HAZLETON, Pa. — Kevin Lowen and Brett Wilson know a thing or two about bonds. They met in fourth grade, became good friends in high school, and even enrolled together at Penn State Hazleton. So, it was only fitting that bonds would be the focus of research the first-year students recently presented at a national chemistry conference in California.
The pair attended the American Chemical Society's spring 2022 conference in San Diego with Assistant Professor of Chemistry Dan Patel, where they presented a poster on the halogen bonding research they conducted under Patel’s guidance.
Lowen and Wilson, from Jonestown in Lebanon County, said opportunities to conduct research and receive individualized attention from faculty members like Patel were among the reasons they chose Penn State Hazleton.
An added bonus was getting to experience both at such an early stage of their college careers.
“During my first year, I expected to just take classes with not much thought beyond that,” said Wilson, a chemistry major. “But having research opportunities and experiencing the togetherness of the campus — I’ve made friends, I have a group that I study with, and I know the professors more personally — it’s so much more than I ever expected. I think it’s a big testament to Penn State and Penn State Hazleton itself.”

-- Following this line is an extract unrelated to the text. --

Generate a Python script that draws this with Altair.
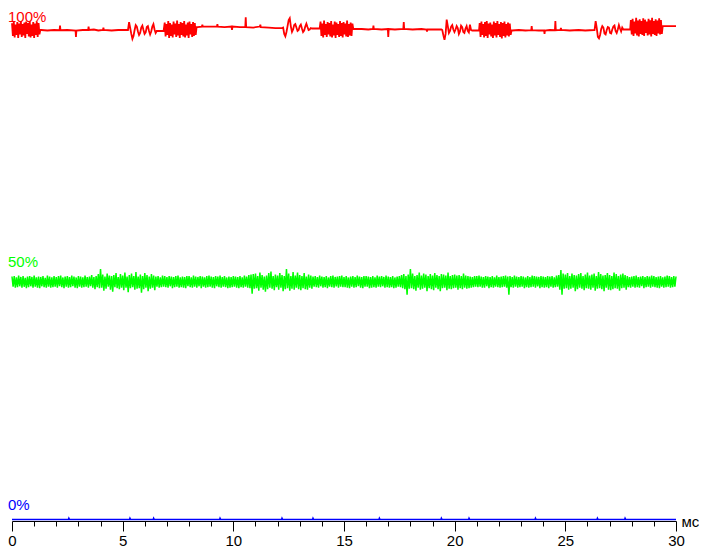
import altair as alt
import pandas as pd

# ---------------- data (time in ms, level in %) ----------------
RED_BURST_STARTS = [0.0, 6.9, 13.94, 21.13, 27.96]
RED_BURST_STEP = 0.04
RED_BURSTS = [
    [101.2, 98.6, 101.5, 98.3, 100.9, 98.8, 101.4, 98.2, 101.1, 98.9, 101.6, 98.4, 101.0, 98.7, 101.3, 98.2,
     101.5, 99.0, 101.2, 98.5, 101.6, 98.3, 100.9, 98.6, 101.4, 98.2, 101.1, 98.8, 101.5, 98.4, 101.2, 98.9, 99.8],
    [101.3, 98.5, 101.0, 98.8, 101.6, 98.2, 101.2, 98.6, 100.9, 98.3, 101.5, 98.9, 101.1, 98.4, 101.7, 98.7,
     101.0, 98.2, 101.4, 98.8, 101.2, 98.5, 101.6, 98.3, 100.9, 98.7, 101.3, 98.2, 101.5, 98.9, 101.0, 98.4,
     101.4, 98.6, 101.2, 98.8, 100.4],
    [101.5, 98.6, 101.1, 98.3, 101.7, 98.8, 101.0, 98.4, 101.4, 98.9, 101.2, 98.5, 101.6, 98.3, 100.9, 98.7,
     101.5, 98.2, 101.3, 98.8, 101.0, 98.4, 101.6, 98.6, 101.2, 98.3, 101.4, 98.9, 101.1, 98.5, 101.7, 98.4,
     101.0, 98.7, 101.3, 98.6, 101.1, 100.0],
    [101.2, 98.4, 101.5, 98.8, 101.0, 98.3, 101.4, 98.6, 101.6, 98.2, 101.1, 98.9, 101.3, 98.5, 100.9, 98.2,
     101.5, 98.7, 101.2, 98.3, 101.6, 98.8, 101.0, 98.4, 101.4, 98.1, 101.2, 98.6, 101.5, 98.3, 101.0, 98.7,
     101.3, 98.5, 101.1, 98.8, 99.7],
    [101.8, 98.9, 102.1, 98.6, 101.5, 99.1, 102.3, 98.7, 101.7, 98.5, 102.0, 99.0, 101.6, 98.8, 102.2, 98.6,
     101.9, 99.2, 101.5, 98.7, 102.1, 98.9, 101.8, 98.5, 102.3, 99.0, 101.6, 98.8, 102.0, 98.6, 101.7, 99.1,
     102.2, 98.9, 101.8, 99.0, 100.6],
]

RED_RING_STARTS = [5.24, 12.25, 19.44, 26.32]
RED_RING_STEP = 0.05
RED_RINGS = [
    [99.8, 101.4, 100.2, 99.0, 98.0, 98.6, 99.8, 100.8, 100.5, 99.5, 98.8, 99.2, 100.3, 100.7, 99.8, 99.0,
     99.3, 100.4, 100.6, 99.6, 98.9, 99.5, 100.5, 101.0, 99.9, 99.2, 99.6],
    [100.3, 99.0, 98.5, 99.4, 100.6, 101.8, 102.2, 100.5, 99.4, 99.9, 100.8, 101.0, 100.3, 99.6, 99.8, 100.6,
     100.9, 100.1, 99.4, 99.7, 100.5, 101.1, 100.4, 99.8, 99.9, 100.2, 100.1],
    [99.8, 98.7, 97.8, 99.0, 101.9, 100.6, 99.2, 99.6, 100.5, 100.8, 99.9, 99.4, 99.9, 100.6, 100.2, 99.0,
     99.5, 100.7, 100.4, 99.4, 99.2, 100.1, 100.6, 99.6, 99.3, 100.9, 99.8],
    [99.8, 101.6, 100.2, 98.4, 98.1, 98.8, 100.0, 100.6, 100.3, 99.1, 98.9, 99.8, 100.4, 100.3, 99.2, 99.1,
     99.9, 100.5, 100.7, 99.6, 99.2, 99.9, 100.8, 100.1, 99.5, 100.3, 99.9],
]

RED_FLAT_T = [1.32, 1.6, 1.9, 2.15, 2.17, 2.19, 2.5, 2.87, 2.89, 2.91, 3.2, 3.44, 3.46, 3.48, 3.7, 3.9,
              4.11, 4.13, 4.15, 4.5, 4.8, 5.1, 5.2,
              6.6, 6.85,
              8.38, 8.58, 8.6, 8.62, 8.9, 9.26, 9.28, 9.3, 9.6, 9.92, 9.94, 9.96, 10.3, 10.54, 10.56, 10.58,
              10.9, 11.2, 11.22, 11.24, 11.6, 11.9, 12.2,
              13.6, 13.9,
              15.46, 15.8, 16.1, 16.31, 16.33, 16.35, 16.7, 16.98, 17.0, 17.02, 17.3, 17.68, 17.7, 17.72,
              18.1, 18.5, 18.73, 18.75, 18.77, 19.1, 19.4,
              20.8, 21.1,
              22.6, 22.9, 23.2, 23.46, 23.48, 23.5, 23.8, 24.04, 24.06, 24.08, 24.3, 24.53, 24.55, 24.57,
              24.78, 24.8, 24.82, 25.2, 25.6, 25.9, 26.3,
              27.68, 27.93,
              29.45, 29.7, 30.0]
RED_FLAT_V = [99.8, 99.7, 99.8, 99.75, 100.7, 99.75, 99.8, 99.7, 98.4, 99.7, 99.8, 99.8, 100.5, 99.8, 99.9, 99.7,
              99.8, 100.3, 99.8, 99.7, 99.8, 99.8, 99.8,
              99.6, 99.6,
              100.4, 100.5, 100.85, 100.5, 100.5, 100.5, 101.0, 100.5, 100.4, 100.5, 99.8, 100.5, 100.4, 100.4,
              102.4, 100.4,
              100.3, 100.5, 100.9, 100.4, 100.3, 100.2, 100.2,
              100.1, 100.1,
              100.0, 100.0, 99.9, 100.0, 100.7, 100.0, 99.9, 100.0, 98.4, 100.0, 99.9, 100.0, 101.4, 100.0,
              99.9, 100.0, 99.9, 99.5, 99.9, 99.9, 99.9,
              99.7, 99.7,
              99.7, 99.8, 99.7, 99.75, 100.6, 99.75, 99.7, 99.7, 99.0, 99.7, 99.8, 99.75, 101.6, 99.75,
              99.8, 100.2, 99.8, 99.7, 99.8, 99.7, 99.8,
              99.9, 99.9,
              100.6, 100.6, 100.6]

GREEN_STEP = 0.05
GREEN_CENTER = 48.5
# deviations from the centre, in tenths of a percent, one row per millisecond
GREEN_DEV = [
    11, -10, 12, -12, 9, -11, 13, -9, 10, -12, 12, -10, 8, -13, 11, -11, 12, -9, 10, -12,
    13, -10, 9, -12, 11, -13, 10, -9, 12, -11, 8, -12, 13, -10, 11, -12, 9, -11, 12, -10,
    10, -12, 12, -9, 13, -11, 9, -13, 11, -10, 12, -12, 10, -11, 13, -9, 11, -12, 9, -13,
    12, -10, 11, -12, 9, -11, 13, -10, 10, -12, 11, -9, 14, -12, 10, -15, 12, -11, 16, -13,
    26, -12, 15, -18, 11, -14, 17, -10, 13, -16, 12, -20, 14, -11, 18, -13, 10, -15, 16, -12,
    13, -17, 19, -12, 11, -21, 14, -13, 17, -11, 12, -16, 20, -14, 11, -13, 15, -22, 12, -15,
    18, -12, 14, -19, 11, -14, 16, -12, 13, -17, 11, -10, 12, -12, 9, -11, 13, -10, 12, -11,
    10, -12, 12, -9, 11, -13, 10, -11, 12, -10, 13, -12, 9, -11, 11, -12, 10, -13, 12, -9,
    12, -11, 9, -12, 13, -10, 11, -12, 10, -9, 12, -13, 11, -10, 9, -12, 12, -11, 13, -10,
    11, -12, 10, -13, 12, -9, 11, -11, 13, -12, 10, -10, 12, -11, 9, -13, 11, -12, 10, -11,
    12, -10, 11, -12, 10, -13, 12, -11, 9, -12, 13, -10, 11, -12, 14, -13, 15, -24, 16, -14,
    17, -13, 12, -18, 19, -12, 14, -16, 11, -20, 13, -15, 18, -12, 21, -14, 12, -17, 15, -11,
    13, -16, 18, -12, 14, -19, 12, -15, 26, -13, 17, -18, 12, -14, 20, -16, 13, -12, 19, -15,
    14, -17, 12, -13, 18, -15, 11, -16, 15, -12, 13, -14, 11, -10, 12, -11, 10, -12, 13, -9,
    11, -12, 10, -11, 12, -13, 9, -10, 12, -11, 13, -12, 10, -9, 11, -12, 12, -10, 13, -11,
    10, -11, 12, -12, 9, -13, 11, -10, 12, -12, 10, -11, 13, -9, 11, -12, 10, -13, 12, -10,
    12, -10, 11, -13, 10, -12, 12, -11, 9, -12, 13, -10, 11, -11, 12, -9, 10, -12, 13, -11,
    11, -12, 10, -11, 12, -13, 9, -12, 11, -10, 12, -11, 14, -13, 16, -15, 12, -26, 15, -14,
    26, -13, 17, -15, 12, -18, 14, -12, 19, -16, 13, -14, 17, -12, 15, -19, 12, -13, 16, -15,
    13, -17, 18, -12, 14, -15, 12, -19, 16, -13, 15, -12, 13, -17, 19, -14, 12, -15, 14, -13,
    15, -12, 13, -16, 14, -13, 12, -15, 17, -12, 13, -14, 12, -13, 11, -12, 10, -11, 12, -10,
    12, -11, 13, -10, 11, -12, 10, -12, 12, -9, 11, -13, 10, -11, 12, -12, 9, -10, 13, -11,
    10, -12, 11, -11, 12, -10, 13, -12, 11, -26, 12, -11, 10, -12, 13, -10, 11, -12, 10, -11,
    12, -10, 11, -13, 9, -11, 12, -12, 10, -11, 13, -10, 12, -12, 11, -9, 10, -13, 12, -11,
    11, -12, 10, -11, 12, -13, 11, -10, 12, -12, 9, -11, 13, -10, 14, -16, 24, -26, 17, -14,
    15, -13, 18, -16, 12, -14, 17, -12, 14, -19, 13, -15, 16, -12, 18, -14, 12, -17, 15, -13,
    19, -14, 13, -16, 15, -12, 17, -18, 12, -14, 20, -13, 16, -15, 13, -19, 14, -12, 18, -16,
    14, -17, 12, -15, 19, -13, 16, -14, 12, -18, 15, -13, 17, -12, 14, -16, 12, -11, 10, -12,
    11, -10, 12, -12, 13, -11, 10, -12, 11, -9, 12, -13, 10, -11, 12, -10, 11, -12, 13, -10,
    12, -11, 10, -12, 11, -13, 12, -10, 9, -12, 11, -11, 13, -10, 12, -12, 10, -11, 12, -10,
    11,
]

BLUE_T = [0.0, 2.55, 2.57, 2.6, 5.31, 5.33, 5.36, 6.38, 6.4, 6.43, 9.38, 9.4, 9.43, 12.18, 12.2, 12.23,
          13.58, 13.6, 13.63, 16.58, 16.6, 16.63, 19.38, 19.4, 19.43, 20.63, 20.65, 20.68, 23.63, 23.65,
          23.68, 26.43, 26.45, 26.48, 27.68, 27.7, 27.73, 30.0]
BLUE_V = [0.1, 0.1, 0.35, 0.1, 0.1, 0.35, 0.1, 0.1, 0.35, 0.1, 0.1, 0.35, 0.1, 0.1, 0.35, 0.1,
          0.1, 0.35, 0.1, 0.1, 0.35, 0.1, 0.1, 0.35, 0.1, 0.1, 0.35, 0.1, 0.1, 0.35,
          0.1, 0.1, 0.35, 0.1, 0.1, 0.35, 0.1, 0.1]

X_TICKS = list(range(0, 31))
LEVEL_LABELS = ["100%", "50%", "0%"]
LEVEL_VALUES = [100, 50, 0]
LEVEL_COLORS = ["#ff0000", "#00ff00", "#0000ff"]
LEVEL_DY = [-7, -7.5, -10]

# ---------------- build tables ----------------
red_rows = []
for start, vals in zip(RED_BURST_STARTS, RED_BURSTS):
    red_rows += [(round(start + i * RED_BURST_STEP, 4), v) for i, v in enumerate(vals)]
for start, vals in zip(RED_RING_STARTS, RED_RINGS):
    red_rows += [(round(start + i * RED_RING_STEP, 4), v) for i, v in enumerate(vals)]
red_rows += list(zip(RED_FLAT_T, RED_FLAT_V))
red_df = pd.DataFrame(sorted(red_rows), columns=["t", "v"])

green_df = pd.DataFrame({
    "t": [round(i * GREEN_STEP, 4) for i in range(len(GREEN_DEV))],
    "v": [GREEN_CENTER + d / 10 for d in GREEN_DEV],
})
blue_df = pd.DataFrame({"t": BLUE_T, "v": BLUE_V})

FONT = "Liberation Sans"

x_enc = alt.X(
    "t:Q",
    scale=alt.Scale(domain=[0, 30], nice=False, zero=False),
    axis=alt.Axis(
        values=X_TICKS,
        tickSize={"condition": {"test": "datum.value % 5 === 0", "value": 10}, "value": 5},
        labelExpr="datum.value % 5 === 0 ? datum.label : ''",
        labelFont=FONT, labelFontSize=15, labelColor="black",
        labelBaseline="top", labelPadding=2.5, labelFlush=False, labelOverlap=False,
        tickColor="black", tickWidth=1, domainColor="black", domainWidth=1,
        grid=False,
        title="мс", titleFont=FONT, titleFontSize=15, titleFontWeight="normal",
        titleColor="black", titleAlign="left", titleBaseline="alphabetic",
        titleX=669, titleY=5, titleAngle=0,
    ),
)
y_enc = alt.Y("v:Q", scale=alt.Scale(domain=[-0.2037, 104.28], nice=False, zero=False), axis=None)

red = alt.Chart(red_df).mark_line(color="#ff0000", strokeWidth=1.8).encode(x=x_enc, y=y_enc, order="t:Q")
green = alt.Chart(green_df).mark_line(color="#00ff00", strokeWidth=1.5).encode(x=x_enc, y=y_enc, order="t:Q")
blue = alt.Chart(blue_df).mark_line(color="#0000ff", strokeWidth=1.6).encode(x=x_enc, y=y_enc, order="t:Q")

texts = []
for lab, val, col, dy in zip(LEVEL_LABELS, LEVEL_VALUES, LEVEL_COLORS, LEVEL_DY):
    tdf = pd.DataFrame({"t": [0.0], "v": [val], "label": [lab]})
    texts.append(
        alt.Chart(tdf).mark_text(
            align="left", baseline="alphabetic", dx=-4, dy=dy,
            font=FONT, fontSize=15, color=col,
        ).encode(x=x_enc, y=y_enc, text="label:N")
    )

chart = alt.layer(green, blue, red, *texts).properties(
    width=664,
    height=513,
    padding={"left": 4, "top": 0, "right": 23, "bottom": 28},
    autosize=alt.AutoSizeParams(type="none"),
    background="white",
).configure_view(stroke=None)

chart.save("out.html", embed_options={"renderer": "svg", "actions": False})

Lowen, a microbiology major, added, “My experiences have been above and beyond my expectations. I thought I'd have to work hard to get my professors to notice me but here it was natural. They want us to succeed right away.”
Not only were Lowen and Wilson enthusiastic about conducting and presenting their research, but they also understood the impact the experience could have on their professional growth, Patel said.
“Attending conferences like the American Chemical Society conference allows students like Kevin and Brett to learn the kind of skills that will help them as they move further in their careers,” Patel said. “They can see what others in their field are doing and formulate new questions to ask about their own research in order to become better scientists.”
In addition to presenting their research, titled “Halogen Bonding in Photochromic Naphthoquinone Based Diarylethenes,” Lowen and Wilson sat in on various discussions and seminars led by chemistry experts from around the world.
“Chemistry is a massive field,” Wilson said. “Being able to look around and talk to different people from different areas helped me start to figure out where I think I’m going to belong. I have more direction now going forward.”
“We were learning techniques that we probably wouldn’t have learned for another few semesters anywhere else.”
—Brett Wilson , first-year Penn State Hazleton student
Wilson said that after hearing about the research opportunities available to first- and second-year students during an open house, he pitched Penn State Hazleton to Lowen. The pair are graduates of Northern Lebanon High School, where they worked together on experiments in their chemistry and biology courses. That familiarity working side-by-side in the lab has carried over to Penn State Hazleton, they said.
“I know the things I’m good at and [Lowen] knows the things he’s good at,” Wilson said. “Our skill sets mesh really well.”
Their research was made even more effective thanks to guidance from Patel every step of the way, they said.
"If he knew we were about to do something particularly complicated, he would give us an explanation and walk us through it beforehand,” Lowen said.
Wilson added, “We were learning techniques that we probably wouldn’t have learned for another few semesters anywhere else.”
Elizabeth J. Wright, Penn State Hazleton director of academic affairs and associate dean for academic affairs, Commonwealth Campuses, said the research opportunities available on campus have helped students gain admission to graduate and medical schools, obtain recognition at regional and national research conferences, and continue their work at other institutions.
“Penn State Hazleton takes great pride in its long-standing history of faculty and students working side-by-side on undergraduate research,” Wright said. “We encourage students to take advantage of these opportunities to collaborate with faculty members who are dedicated to sharing their experiences and expertise with them.”
Similarly, Lowen and Wilson said their experiences in just their first year on campus have already opened doors to other exciting opportunities.
This summer, Wilson will take part in an undergraduate research program through the University of Buffalo, while Lowen will conduct research on an invasive species of catfish with Assistant Professor of Biology Megan Schall.
They encouraged other students to get involved early in their college careers, too.
“If you want to do something on campus, you have all the resources and support to act on it,” Lowen said. “Just go for it.”
Both students plan to transition to University Park after their second year at Penn State Hazleton, pursue graduate studies and, eventually, earn their doctoral degrees.